The Vermont Agency of Natural Resources (ANR) has recently completed a draft long-range management plan for the Camel’s Hump Management Unit, including Camel’s Hump State Park, Camel’s Hump State Forest, Robbins Mountain Wildlife Management Area, and Huntington Gap Wildlife Management Area. Land management plans are drafted and reassessed periodically and are the product of a collaboration among agency experts and public input. These plans determine the Agency’s course of action to protect natural resources, provide recreational opportunities to the public, produce sustainably-harvested forest products, and conserve high-quality wildlife habitat on public land. ANR staff will present the draft plan for public input at a series of open-house meetings during November. The schedule is as follows:
November 9 – Smilie Memorial Elementary School in Bolton
November 15 – Brewster-Pierce Memorial School in Huntington
November 29 – Crossett Brook Middle School in Duxbury
All meetings are open to the public and will run from 6-8 pm. In addition, written comments will be accepted up to close of business day on December 29, 2017 and can be submitted electronically to ANR.CamelsHump@Vermont.gov or through the mail to the VT Department of Forests, Parks & Recreation, 111 West Street, Essex Junction, VT 05452-4695.
The Camel’s Hump Management Unit (CHMU) comprises a portion of one of the largest habitat blocks in the state of Vermont. As such it supports a diverse range of wildlife and natural communities of state-wide importance. It is also a beloved piece of public land which hosts thousands of visitors a year who enjoy hiking, skiing, snowmobiling, biking, hunting, fishing, and more on its nearly 70 miles of trails and throughout its 26,000 acres. “We think the draft plan meets the needs of multiple user groups while still supporting the forest economy and maintaining the fragile and vital natural resources that make this place so special,” says Jason Nerenberg, District Stewardship Forester who leads the district’s interdepartmental stewardship team.

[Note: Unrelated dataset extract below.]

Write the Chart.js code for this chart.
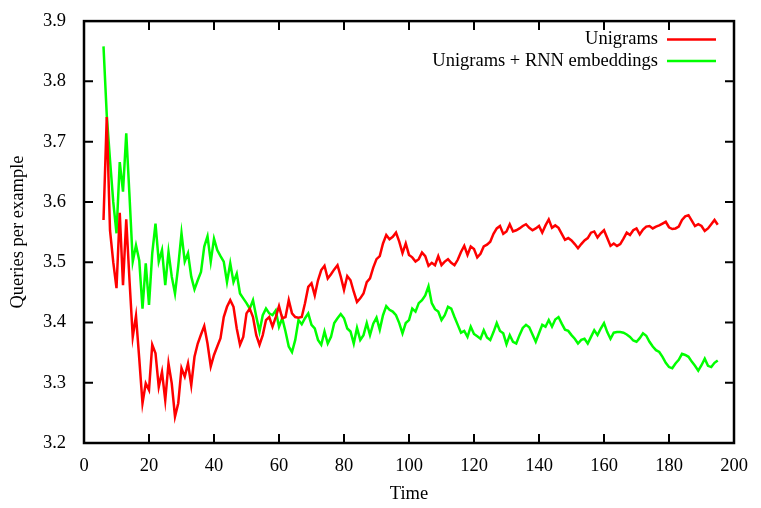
<!DOCTYPE html>
<html>
<head>
<meta charset="utf-8">
<script src="https://cdn.jsdelivr.net/npm/chart.js@4/dist/chart.umd.min.js"></script>
<style>
  body { margin: 0; background: #fff; }
  #wrap { width: 761px; height: 508px; }
</style>
</head>
<body>
<div id="wrap"><canvas id="chart" width="761" height="508"></canvas></div>
<script>
const timeSteps = [
	6, 7, 8, 9, 10, 11, 12, 13, 14, 15, 16, 17, 18, 19, 20, 21, 22, 23, 24, 25,
	26, 27, 28, 29, 30, 31, 32, 33, 34, 35, 36, 37, 38, 39, 40, 41, 42, 43, 44, 45,
	46, 47, 48, 49, 50, 51, 52, 53, 54, 55, 56, 57, 58, 59, 60, 61, 62, 63, 64, 65,
	66, 67, 68, 69, 70, 71, 72, 73, 74, 75, 76, 77, 78, 79, 80, 81, 82, 83, 84, 85,
	86, 87, 88, 89, 90, 91, 92, 93, 94, 95, 96, 97, 98, 99, 100, 101, 102, 103, 104, 105,
	106, 107, 108, 109, 110, 111, 112, 113, 114, 115, 116, 117, 118, 119, 120, 121, 122, 123, 124, 125,
	126, 127, 128, 129, 130, 131, 132, 133, 134, 135, 136, 137, 138, 139, 140, 141, 142, 143, 144, 145,
	146, 147, 148, 149, 150, 151, 152, 153, 154, 155, 156, 157, 158, 159, 160, 161, 162, 163, 164, 165,
	166, 167, 168, 169, 170, 171, 172, 173, 174, 175, 176, 177, 178, 179, 180, 181, 182, 183, 184, 185,
	186, 187, 188, 189, 190, 191, 192, 193, 194, 195
];

// Unigrams (red)
const unigrams = [
	3.570, 3.741, 3.553, 3.500, 3.457, 3.582, 3.462, 3.571, 3.470, 3.376,
	3.411, 3.340, 3.266, 3.299, 3.288, 3.363, 3.349, 3.293, 3.318, 3.271,
	3.332, 3.299, 3.244, 3.266, 3.324, 3.310, 3.332, 3.296, 3.343, 3.365,
	3.380, 3.394, 3.365, 3.327, 3.346, 3.360, 3.374, 3.409, 3.426, 3.437,
	3.426, 3.390, 3.363, 3.376, 3.415, 3.423, 3.409, 3.379, 3.363, 3.379,
	3.404, 3.409, 3.393, 3.409, 3.427, 3.407, 3.409, 3.437, 3.415, 3.409,
	3.408, 3.409, 3.432, 3.459, 3.465, 3.445, 3.470, 3.487, 3.494, 3.473,
	3.480, 3.488, 3.495, 3.476, 3.454, 3.477, 3.470, 3.451, 3.434, 3.440,
	3.448, 3.467, 3.473, 3.491, 3.505, 3.510, 3.531, 3.545, 3.538, 3.542,
	3.549, 3.534, 3.515, 3.531, 3.512, 3.508, 3.501, 3.505, 3.516, 3.510,
	3.494, 3.499, 3.495, 3.510, 3.495, 3.501, 3.505, 3.499, 3.495, 3.504,
	3.517, 3.527, 3.512, 3.526, 3.522, 3.508, 3.514, 3.526, 3.529, 3.534,
	3.547, 3.556, 3.560, 3.547, 3.551, 3.563, 3.551, 3.553, 3.556, 3.560,
	3.563, 3.557, 3.553, 3.556, 3.560, 3.549, 3.561, 3.571, 3.557, 3.561,
	3.557, 3.547, 3.537, 3.540, 3.536, 3.530, 3.523, 3.530, 3.536, 3.540,
	3.549, 3.551, 3.541, 3.548, 3.553, 3.540, 3.527, 3.531, 3.527, 3.530,
	3.539, 3.549, 3.545, 3.553, 3.556, 3.546, 3.554, 3.559, 3.560, 3.556,
	3.559, 3.561, 3.564, 3.567, 3.558, 3.555, 3.556, 3.559, 3.570, 3.576,
	3.578, 3.569, 3.560, 3.563, 3.560, 3.552, 3.556, 3.563, 3.570, 3.562
];

// Unigrams + RNN embeddings (green)
const unigramsRnn = [
	3.858, 3.744, 3.670, 3.600, 3.548, 3.666, 3.617, 3.714, 3.610, 3.501,
	3.528, 3.503, 3.423, 3.498, 3.429, 3.515, 3.564, 3.501, 3.520, 3.462,
	3.517, 3.476, 3.448, 3.494, 3.548, 3.501, 3.515, 3.476, 3.455, 3.470,
	3.484, 3.526, 3.543, 3.501, 3.539, 3.520, 3.510, 3.501, 3.467, 3.498,
	3.467, 3.481, 3.448, 3.440, 3.432, 3.423, 3.437, 3.410, 3.385, 3.412,
	3.423, 3.415, 3.412, 3.420, 3.393, 3.407, 3.385, 3.360, 3.351, 3.371,
	3.404, 3.397, 3.407, 3.415, 3.396, 3.390, 3.371, 3.363, 3.385, 3.365,
	3.376, 3.399, 3.407, 3.414, 3.407, 3.390, 3.385, 3.365, 3.391, 3.371,
	3.379, 3.399, 3.379, 3.398, 3.408, 3.388, 3.412, 3.427, 3.421, 3.418,
	3.412, 3.399, 3.382, 3.399, 3.404, 3.423, 3.418, 3.432, 3.437, 3.445,
	3.460, 3.432, 3.422, 3.418, 3.404, 3.412, 3.426, 3.423, 3.409, 3.396,
	3.383, 3.386, 3.376, 3.393, 3.381, 3.377, 3.373, 3.387, 3.375, 3.371,
	3.384, 3.399, 3.386, 3.382, 3.364, 3.379, 3.368, 3.365, 3.379, 3.391,
	3.396, 3.392, 3.380, 3.368, 3.382, 3.396, 3.393, 3.404, 3.393, 3.405,
	3.409, 3.398, 3.388, 3.386, 3.379, 3.373, 3.365, 3.371, 3.373, 3.365,
	3.376, 3.387, 3.379, 3.390, 3.399, 3.384, 3.373, 3.383, 3.384, 3.384,
	3.383, 3.380, 3.376, 3.370, 3.368, 3.374, 3.382, 3.378, 3.368, 3.360,
	3.354, 3.351, 3.343, 3.333, 3.326, 3.324, 3.332, 3.338, 3.348, 3.346,
	3.343, 3.335, 3.328, 3.320, 3.329, 3.340, 3.328, 3.326, 3.333, 3.337
];

const xTicks = [0, 20, 40, 60, 80, 100, 120, 140, 160, 180, 200];
const yTicks = [3.2, 3.3, 3.4, 3.5, 3.6, 3.7, 3.8, 3.9];

const FONT = "'Liberation Serif', 'Times New Roman', serif";
const FONT_SIZE = 18.5;

function toPoints(values) {
	return values.map((v, i) => ({ x: timeSteps[i], y: v }));
}

// frame with inward ticks on all four sides
const framePlugin = {
	id: 'frame',
	afterDraw(chart) {
		const ctx = chart.ctx;
		const a = chart.chartArea;
		const xs = chart.scales.x, ys = chart.scales.y;
		const len = 9;
		ctx.save();
		ctx.strokeStyle = '#000';
		ctx.lineWidth = 2;
		ctx.beginPath();
		xTicks.forEach(t => {
			const px = xs.getPixelForValue(t);
			ctx.moveTo(px, a.bottom); ctx.lineTo(px, a.bottom - len);
			ctx.moveTo(px, a.top); ctx.lineTo(px, a.top + len);
		});
		yTicks.forEach(t => {
			const py = ys.getPixelForValue(t);
			ctx.moveTo(a.left, py); ctx.lineTo(a.left + len, py);
			ctx.moveTo(a.right, py); ctx.lineTo(a.right - len, py);
		});
		ctx.stroke();
		ctx.lineWidth = 2.5;
		ctx.strokeRect(a.left, a.top, a.right - a.left, a.bottom - a.top);
		ctx.restore();
	}
};

// gnuplot style key: text first, then line sample
const keyPlugin = {
	id: 'key',
	afterDraw(chart) {
		const ctx = chart.ctx;
		const a = chart.chartArea;
		ctx.save();
		ctx.font = FONT_SIZE + 'px ' + FONT;
		ctx.textAlign = 'right';
		ctx.textBaseline = 'middle';
		chart.data.datasets.forEach((ds, i) => {
			const y = a.top + 18.5 + i * 21.5;
			ctx.fillStyle = '#000';
			ctx.fillText(ds.label, a.right - 76, y);
			ctx.strokeStyle = ds.borderColor;
			ctx.lineWidth = 2.5;
			ctx.beginPath();
			ctx.moveTo(a.right - 67, y);
			ctx.lineTo(a.right - 18, y);
			ctx.stroke();
		});
		ctx.restore();
	}
};

Chart.defaults.font.family = FONT;
Chart.defaults.font.size = FONT_SIZE;
Chart.defaults.color = '#000';

new Chart(document.getElementById('chart'), {
	type: 'line',
	data: {
		datasets: [
			{
				label: 'Unigrams',
				data: toPoints(unigrams),
				borderColor: '#ff0000',
				borderWidth: 2.5,
				pointRadius: 0,
				tension: 0,
				fill: false
			},
			{
				label: 'Unigrams + RNN embeddings',
				data: toPoints(unigramsRnn),
				borderColor: '#00ff00',
				borderWidth: 2.5,
				pointRadius: 0,
				tension: 0,
				fill: false
			}
		]
	},
	options: {
		responsive: false,
		animation: false,
		layout: { padding: { top: 21, right: 27, left: 0, bottom: 0 } },
		plugins: {
			legend: { display: false },
			tooltip: { enabled: false }
		},
		scales: {
			x: {
				type: 'linear',
				min: 0,
				max: 200,
				afterBuildTicks: s => { s.ticks = xTicks.map(v => ({ value: v })); },
				afterFit: s => { s.height = 65; },
				grid: { display: false },
				border: { display: false },
				ticks: { padding: 4, maxRotation: 0 },
				title: { display: true, text: 'Time', padding: { top: 0, bottom: 3 } }
			},
			y: {
				min: 3.2,
				max: 3.9,
				afterBuildTicks: s => { s.ticks = yTicks.map(v => ({ value: v })); },
				afterFit: s => { s.width = 84; },
				grid: { display: false },
				border: { display: false },
				ticks: { padding: 10, callback: v => v.toFixed(1) },
				title: { display: true, text: 'Queries per example', padding: { top: 7, bottom: 0 } }
			}
		}
	},
	plugins: [framePlugin, keyPlugin]
});
</script>
</body>
</html>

ANR manages state-owned land for a variety of purposes, ranging from the protection of important natural features to public uses of the land in appropriate places. Long-range management plans are developed for all ANR lands. When these plans are created or updated, the public is invited to participate in the planning process. ANR manages approximately 475,000 acres of land (approximately 8 percent of Vermont’s land base) in a combination of fee-simple ownership, conservation easements, and hunting rights.